Pour donner chair à des forces, des principes, des enjeux toujours pertinents en 2455, Ada Palmer recourt aux dieux grecs. Ainsi Poséidon incarne-t-il la distance attristante, Apollon l’exigence, la recherche jamais satisfaite de ce qui paraît hors de portée. Ce n’est pas pour rien que la Ruche – c’est-à-dire l’équivalent d’une nation choisie fondée autour de buts communs – qui porte cette exigence s’appelle l’Utopie.

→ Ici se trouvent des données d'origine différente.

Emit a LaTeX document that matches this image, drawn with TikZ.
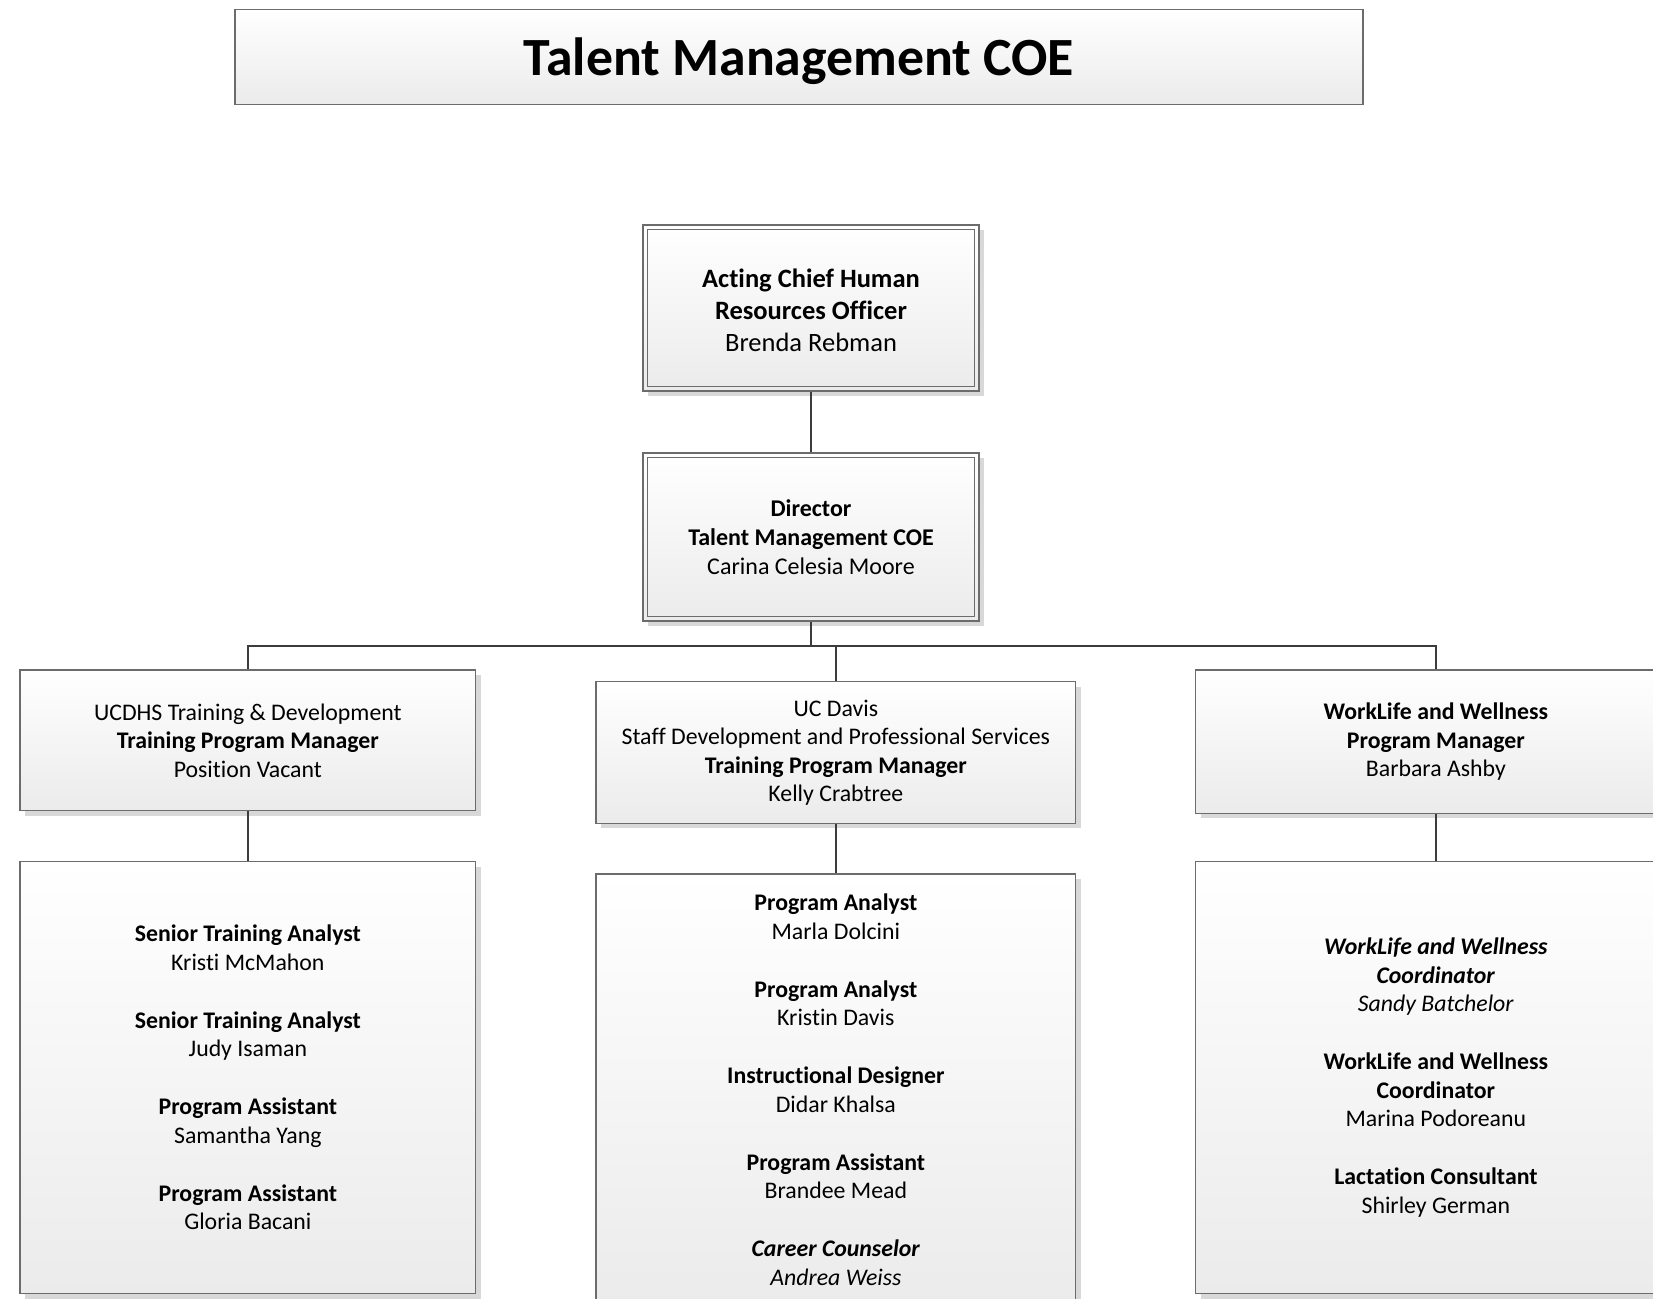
\documentclass[tikz,border=0pt]{standalone}
\usepackage{fontspec}
\setmainfont{Carlito}[RawFeature={-liga;-clig;-calt;-rlig;-dlig}]
\usetikzlibrary{shadows,calc}
\definecolor{boxline}{HTML}{6C6C6C}
\definecolor{connline}{HTML}{3C3C3C}
\definecolor{shade}{HTML}{D8D8D8}
\definecolor{boxbottom}{HTML}{EBEBEB}
\tikzset{
  orgbox/.style={draw=boxline, line width=1.1pt, top color=white, bottom color=boxbottom,
    rectangle, align=center, inner sep=0pt,
    drop shadow={shadow xshift=5pt, shadow yshift=-5pt, fill=shade, opacity=1},
    font={\fontsize{23.8}{28.5}\selectfont}},
  innerline/.style={draw=boxline, line width=1.1pt},
  conn/.style={draw=connline, line width=2.3pt},
  titlebox/.style={draw=boxline, line width=1.1pt, top color=white, bottom color=boxbottom,
    rectangle, align=center, inner sep=0pt, text depth=0pt, font={\fontsize{53.8}{60}\selectfont\bfseries}}
}
\begin{document}
\begin{tikzpicture}[x=1pt,y=-1pt]
\useasboundingbox (0,0) rectangle (1653,1298);
\clip (0,0) rectangle (1653,1298);
\fill[white] (0,0) rectangle (1653,1298);

\node[titlebox, minimum width=1128pt, minimum height=95pt] (title) at (799,57) {Talent Management COE};

\node[orgbox, minimum width=336pt, minimum height=166pt, font={\fontsize{26.5}{31.6}\selectfont}] (acting) at (811,308)
  {\rule{0pt}{23pt}\textbf{Acting Chief Human}\\\textbf{Resources Officer}\\Brenda Rebman};
\draw[innerline] ($(acting.north west)+(5,5)$) rectangle ($(acting.south east)+(-5,-5)$);

\node[orgbox, minimum width=336pt, minimum height=168pt, font={\fontsize{24}{29}\selectfont}] (director) at (811,537)
  {\textbf{Director}\\\textbf{Talent Management COE}\\Carina Celesia Moore};
\draw[innerline] ($(director.north west)+(5,5)$) rectangle ($(director.south east)+(-5,-5)$);

\node[orgbox, minimum width=455.7pt, minimum height=140.7pt] (uch) at (247.85,740.35)
  {UCDHS Training \& Development\\\textbf{Training Program Manager}\\Position Vacant};
\node[orgbox, minimum width=479.7pt, minimum height=141.6pt] (ucd) at (835.85,752.5)
  {UC Davis\\Staff Development and Professional Services\\\textbf{Training Program Manager}\\Kelly Crabtree};
\node[orgbox, minimum width=480.3pt, minimum height=143.3pt] (wlw) at (1435.85,741.65)
  {\textbf{WorkLife and Wellness}\\\textbf{Program Manager}\\Barbara Ashby};

\node[orgbox, minimum width=455.7pt, minimum height=432pt] (uchs) at (247.85,1077.5)
  {\textbf{Senior Training Analyst}\\Kristi McMahon\\[29.5pt]
   \textbf{Senior Training Analyst}\\Judy Isaman\\[29.5pt]
   \textbf{Program Assistant}\\Samantha Yang\\[29.5pt]
   \textbf{Program Assistant}\\Gloria Bacani};
\node[orgbox, minimum width=479.7pt, minimum height=431pt] (ucds) at (835.85,1089.5)
  {\textbf{Program Analyst}\\Marla Dolcini\\[29.5pt]
   \textbf{Program Analyst}\\Kristin Davis\\[29.5pt]
   \textbf{Instructional Designer}\\Didar Khalsa\\[29.5pt]
   \textbf{Program Assistant}\\Brandee Mead\\[29.5pt]
   \textbf{\textit{Career Counselor}}\\\textit{Andrea Weiss}};
\node[orgbox, minimum width=480.3pt, minimum height=432pt] (wlws) at (1435.85,1077.5)
  {\textbf{\textit{WorkLife and Wellness}}\\\textbf{\textit{Coordinator}}\\\textit{Sandy Batchelor}\\[29.5pt]
   \textbf{WorkLife and Wellness}\\\textbf{Coordinator}\\Marina Podoreanu\\[29.5pt]
   \textbf{Lactation Consultant}\\Shirley German};

\coordinate (bus) at (811,645.7);
\draw[conn] (acting.south) -- (director.north);
\draw[conn] (director.south) -- (bus);
\draw[conn] (bus) -| (uch.north);
\draw[conn] (bus) -| (ucd.north);
\draw[conn] (bus) -| (wlw.north);
\draw[conn] (uch.south) -- (uchs.north);
\draw[conn] (ucd.south) -- (ucds.north);
\draw[conn] (wlw.south) -- (wlws.north);
\end{tikzpicture}
\end{document}
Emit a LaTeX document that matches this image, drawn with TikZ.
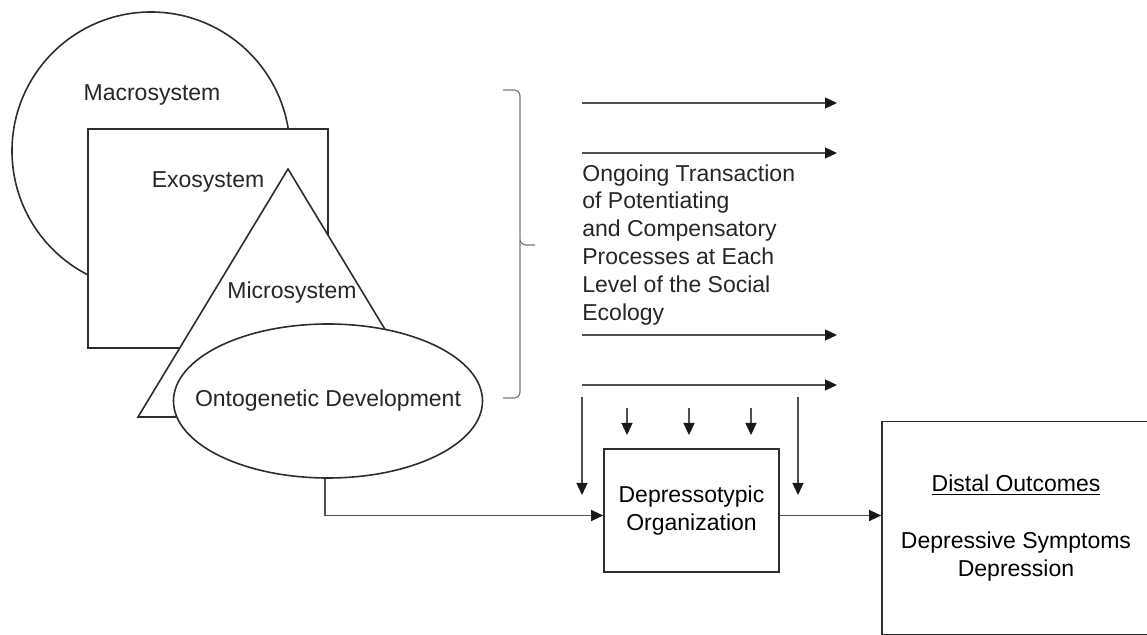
\documentclass[tikz,border=0pt]{standalone}
\usepackage{fontspec}
\setmainfont{Liberation Sans}
\usepackage{xcolor}
\usetikzlibrary{shapes.geometric, arrows.meta, positioning}
\definecolor{linegray}{RGB}{45, 45, 45}
\definecolor{arrowgray}{RGB}{80, 80, 80}
\definecolor{bracegray}{RGB}{120, 120, 120}

\begin{document}
\begin{tikzpicture}[x=0.5pt, y=-0.5pt, font=\fontsize{11.5}{13.9}\selectfont]
    \tikzstyle{sysshape} = [draw=linegray, line width=0.8pt, fill=white, inner sep=0pt]
    \tikzstyle{box}   = [rectangle, draw=linegray, line width=0.85pt, align=center, inner sep=0pt]
    \tikzstyle{arr}   = [-{Triangle[length=6pt, width=5.5pt, color=black!90]}, line width=0.65pt, color=arrowgray]
    \tikzstyle{lbl}   = [inner sep=0pt, text=black!85]

    \useasboundingbox (0,0) rectangle (1147,635);

    %% ── Nested systems (back to front) ─────────────────────────────────────
    \node[sysshape, circle, minimum size=139pt]               (macro) at (151,151) {};
    \node[sysshape, rectangle, minimum width=120pt, minimum height=109.5pt] (exo) at (208,238.5) {};
    \coordinate (apex) at (288,169);
    \coordinate (tl)   at (138,417);
    \coordinate (tr)   at (438,417);
    \draw[sysshape] (apex) -- (tl) -- (tr) -- cycle;
    \node[sysshape, ellipse, minimum width=154.5pt, minimum height=77pt] (onto) at (328,401) {};

    \node[lbl] (macrolbl) at (152,95)  {Macrosystem};
    \node[lbl] (exolbl)   at (208,182) {Exosystem};
    \node[lbl] (microlbl) at (292,293) {Microsystem};
    \node[lbl] (ontolbl)  at (onto)    {Ontogenetic Development};

    %% ── Brace ──────────────────────────────────────────────────────────────
    \draw[bracegray, line width=0.6pt, rounded corners=3pt]
      (503,90) -| (520,245) -- (535,245);
    \draw[bracegray, line width=0.6pt, rounded corners=3pt]
      (520,240) |- (503,398);

    %% ── Transaction arrows ─────────────────────────────────────────────────
    \foreach \y [count=\i] in {103,153,335,385} {
      \coordinate (t\i) at (582,\y);
      \coordinate (h\i) at (837,\y);
      \draw[arr] (t\i) -- (h\i);
    }
    \node[lbl, anchor=north west, align=left] (trans) at (582,164)
      {Ongoing Transaction\\of Potentiating\\and Compensatory\\Processes at Each\\Level of the Social\\Ecology};

    %% ── Outcome boxes ──────────────────────────────────────────────────────
    \node[box, minimum width=87.5pt, minimum height=61.5pt] (depr) at (691.5,510.5)
      {Depressotypic\\Organization};
    \node[box, minimum width=134pt, minimum height=106.5pt] (distal) at (1016,528)
      {\underline{Distal Outcomes}\\[14.5pt]Depressive Symptoms\\Depression};

    %% ── Arrows into the organization ───────────────────────────────────────
    \foreach \x/\ya/\yb [count=\i] in {582/397/495, 798/397/495, 627/408/435, 689/408/435, 751/408/435} {
      \coordinate (vs\i) at (\x,\ya);
      \coordinate (ve\i) at (\x,\yb);
      \draw[arr] (vs\i) -- (ve\i);
    }

    %% ── Development → organization → outcomes ──────────────────────────────
    \draw[arr] ([xshift=-1.5pt]onto.south) |- ([yshift=-2.5pt]depr.west);
    \draw[arr] ([yshift=-2.5pt]depr.east) -- ([yshift=-2.5pt]depr.east -| distal.west);
  \end{tikzpicture}
\end{document}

Le niveau le plus élevé de l’intrigue pose la question de ce qui fait notre humanité. Avec comme corollaires celles du moins mauvais gouvernement possible, des objectifs que doit se donner l’espèce humaine et des moyens de les poursuivre. Dans la mesure où les réponses sont guidées par une bonté extrême, on peut voir en Terra ignota une utopie d’aujourd’hui. N’exposant pas un idéal mais un meilleur chemin, qui ne sera certes pas facile à atteindre, puisqu’il faut la combinaison de deux personnages divins pour le dégager.
Cette utopie humaniste, Ada Palmer la tisse dans un grand roman aux multiples facettes. C’est un livre qu’on n’a pas fini de lire et relire, d’interpréter et réinterpréter. Un travail de maître dispensateur de joie, à la hauteur de Fondation ou de Dune et, pourquoi pas, de Tristram Shandy, La condition humaine ou du cycle rabelaisien. Qu’on puisse le rapprocher d’œuvres aussi différentes donne une idée de sa richesse.